** Start **
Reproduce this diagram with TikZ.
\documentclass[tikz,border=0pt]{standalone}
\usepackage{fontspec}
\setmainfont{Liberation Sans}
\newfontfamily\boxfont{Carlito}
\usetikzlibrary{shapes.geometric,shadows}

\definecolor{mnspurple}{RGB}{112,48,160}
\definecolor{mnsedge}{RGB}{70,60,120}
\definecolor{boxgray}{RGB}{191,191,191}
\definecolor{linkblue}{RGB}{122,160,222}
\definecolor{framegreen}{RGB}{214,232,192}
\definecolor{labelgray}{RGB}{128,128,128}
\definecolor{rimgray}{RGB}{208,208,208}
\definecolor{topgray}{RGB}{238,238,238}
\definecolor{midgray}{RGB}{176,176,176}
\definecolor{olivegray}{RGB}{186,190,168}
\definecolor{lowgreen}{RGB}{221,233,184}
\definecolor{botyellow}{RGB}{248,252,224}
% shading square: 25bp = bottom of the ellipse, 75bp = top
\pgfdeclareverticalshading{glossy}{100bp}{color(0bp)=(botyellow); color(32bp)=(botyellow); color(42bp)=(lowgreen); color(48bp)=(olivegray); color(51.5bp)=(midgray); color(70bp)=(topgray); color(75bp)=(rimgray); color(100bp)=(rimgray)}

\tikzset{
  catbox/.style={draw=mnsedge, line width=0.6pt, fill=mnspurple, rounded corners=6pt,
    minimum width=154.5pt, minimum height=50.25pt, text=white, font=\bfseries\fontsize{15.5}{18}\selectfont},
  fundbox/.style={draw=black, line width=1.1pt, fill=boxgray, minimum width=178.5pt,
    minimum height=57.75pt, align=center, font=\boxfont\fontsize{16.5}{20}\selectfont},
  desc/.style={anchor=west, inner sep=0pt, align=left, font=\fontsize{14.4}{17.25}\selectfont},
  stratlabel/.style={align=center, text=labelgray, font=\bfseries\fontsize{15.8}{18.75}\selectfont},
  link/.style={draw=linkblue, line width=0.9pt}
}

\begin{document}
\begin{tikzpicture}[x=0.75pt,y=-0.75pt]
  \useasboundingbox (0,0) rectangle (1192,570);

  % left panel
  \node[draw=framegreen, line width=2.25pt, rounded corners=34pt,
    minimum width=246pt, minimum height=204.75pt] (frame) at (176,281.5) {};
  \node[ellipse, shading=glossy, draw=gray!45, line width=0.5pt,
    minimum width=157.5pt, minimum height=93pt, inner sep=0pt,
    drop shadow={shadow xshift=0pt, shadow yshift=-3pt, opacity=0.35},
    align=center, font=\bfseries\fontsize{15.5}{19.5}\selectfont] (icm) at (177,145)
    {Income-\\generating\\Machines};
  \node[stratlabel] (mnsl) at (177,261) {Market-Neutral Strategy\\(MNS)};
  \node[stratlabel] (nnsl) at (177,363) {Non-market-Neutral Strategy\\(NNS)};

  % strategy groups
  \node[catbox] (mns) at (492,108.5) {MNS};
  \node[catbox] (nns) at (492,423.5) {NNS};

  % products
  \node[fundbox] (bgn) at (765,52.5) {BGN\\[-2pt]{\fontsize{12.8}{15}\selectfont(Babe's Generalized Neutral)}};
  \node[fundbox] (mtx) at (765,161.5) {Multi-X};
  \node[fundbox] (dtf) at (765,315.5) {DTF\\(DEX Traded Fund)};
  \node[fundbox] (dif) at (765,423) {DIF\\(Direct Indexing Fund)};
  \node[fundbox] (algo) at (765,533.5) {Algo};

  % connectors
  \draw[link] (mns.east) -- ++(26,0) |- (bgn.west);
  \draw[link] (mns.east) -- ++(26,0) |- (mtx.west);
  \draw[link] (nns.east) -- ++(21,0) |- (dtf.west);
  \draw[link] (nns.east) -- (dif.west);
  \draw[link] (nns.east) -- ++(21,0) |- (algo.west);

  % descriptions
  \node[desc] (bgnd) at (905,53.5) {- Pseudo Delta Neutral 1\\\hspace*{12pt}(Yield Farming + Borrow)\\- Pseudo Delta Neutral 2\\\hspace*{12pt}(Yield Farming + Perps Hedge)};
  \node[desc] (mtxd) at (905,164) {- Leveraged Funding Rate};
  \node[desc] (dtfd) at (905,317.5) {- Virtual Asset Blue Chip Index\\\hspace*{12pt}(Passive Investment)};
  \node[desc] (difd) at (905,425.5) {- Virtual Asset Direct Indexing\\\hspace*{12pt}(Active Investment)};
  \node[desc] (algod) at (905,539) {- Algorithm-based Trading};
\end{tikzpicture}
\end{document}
** End **
Exercise task:
Using the listing above, reproduce each line without omission.

Exercise response:
Reproduce this diagram with TikZ.
\documentclass[tikz,border=0pt]{standalone}
\usepackage{fontspec}
\setmainfont{Liberation Sans}
\newfontfamily\boxfont{Carlito}
\usetikzlibrary{shapes.geometric,shadows}

\definecolor{mnspurple}{RGB}{112,48,160}
\definecolor{mnsedge}{RGB}{70,60,120}
\definecolor{boxgray}{RGB}{191,191,191}
\definecolor{linkblue}{RGB}{122,160,222}
\definecolor{framegreen}{RGB}{214,232,192}
\definecolor{labelgray}{RGB}{128,128,128}
\definecolor{rimgray}{RGB}{208,208,208}
\definecolor{topgray}{RGB}{238,238,238}
\definecolor{midgray}{RGB}{176,176,176}
\definecolor{olivegray}{RGB}{186,190,168}
\definecolor{lowgreen}{RGB}{221,233,184}
\definecolor{botyellow}{RGB}{248,252,224}
% shading square: 25bp = bottom of the ellipse, 75bp = top
\pgfdeclareverticalshading{glossy}{100bp}{color(0bp)=(botyellow); color(32bp)=(botyellow); color(42bp)=(lowgreen); color(48bp)=(olivegray); color(51.5bp)=(midgray); color(70bp)=(topgray); color(75bp)=(rimgray); color(100bp)=(rimgray)}

\tikzset{
  catbox/.style={draw=mnsedge, line width=0.6pt, fill=mnspurple, rounded corners=6pt,
    minimum width=154.5pt, minimum height=50.25pt, text=white, font=\bfseries\fontsize{15.5}{18}\selectfont},
  fundbox/.style={draw=black, line width=1.1pt, fill=boxgray, minimum width=178.5pt,
    minimum height=57.75pt, align=center, font=\boxfont\fontsize{16.5}{20}\selectfont},
  desc/.style={anchor=west, inner sep=0pt, align=left, font=\fontsize{14.4}{17.25}\selectfont},
  stratlabel/.style={align=center, text=labelgray, font=\bfseries\fontsize{15.8}{18.75}\selectfont},
  link/.style={draw=linkblue, line width=0.9pt}
}

\begin{document}
\begin{tikzpicture}[x=0.75pt,y=-0.75pt]
  \useasboundingbox (0,0) rectangle (1192,570);

  % left panel
  \node[draw=framegreen, line width=2.25pt, rounded corners=34pt,
    minimum width=246pt, minimum height=204.75pt] (frame) at (176,281.5) {};
  \node[ellipse, shading=glossy, draw=gray!45, line width=0.5pt,
    minimum width=157.5pt, minimum height=93pt, inner sep=0pt,
    drop shadow={shadow xshift=0pt, shadow yshift=-3pt, opacity=0.35},
    align=center, font=\bfseries\fontsize{15.5}{19.5}\selectfont] (icm) at (177,145)
    {Income-\\generating\\Machines};
  \node[stratlabel] (mnsl) at (177,261) {Market-Neutral Strategy\\(MNS)};
  \node[stratlabel] (nnsl) at (177,363) {Non-market-Neutral Strategy\\(NNS)};

  % strategy groups
  \node[catbox] (mns) at (492,108.5) {MNS};
  \node[catbox] (nns) at (492,423.5) {NNS};

  % products
  \node[fundbox] (bgn) at (765,52.5) {BGN\\[-2pt]{\fontsize{12.8}{15}\selectfont(Babe's Generalized Neutral)}};
  \node[fundbox] (mtx) at (765,161.5) {Multi-X};
  \node[fundbox] (dtf) at (765,315.5) {DTF\\(DEX Traded Fund)};
  \node[fundbox] (dif) at (765,423) {DIF\\(Direct Indexing Fund)};
  \node[fundbox] (algo) at (765,533.5) {Algo};

  % connectors
  \draw[link] (mns.east) -- ++(26,0) |- (bgn.west);
  \draw[link] (mns.east) -- ++(26,0) |- (mtx.west);
  \draw[link] (nns.east) -- ++(21,0) |- (dtf.west);
  \draw[link] (nns.east) -- (dif.west);
  \draw[link] (nns.east) -- ++(21,0) |- (algo.west);

  % descriptions
  \node[desc] (bgnd) at (905,53.5) {- Pseudo Delta Neutral 1\\\hspace*{12pt}(Yield Farming + Borrow)\\- Pseudo Delta Neutral 2\\\hspace*{12pt}(Yield Farming + Perps Hedge)};
  \node[desc] (mtxd) at (905,164) {- Leveraged Funding Rate};
  \node[desc] (dtfd) at (905,317.5) {- Virtual Asset Blue Chip Index\\\hspace*{12pt}(Passive Investment)};
  \node[desc] (difd) at (905,425.5) {- Virtual Asset Direct Indexing\\\hspace*{12pt}(Active Investment)};
  \node[desc] (algod) at (905,539) {- Algorithm-based Trading};
\end{tikzpicture}
\end{document}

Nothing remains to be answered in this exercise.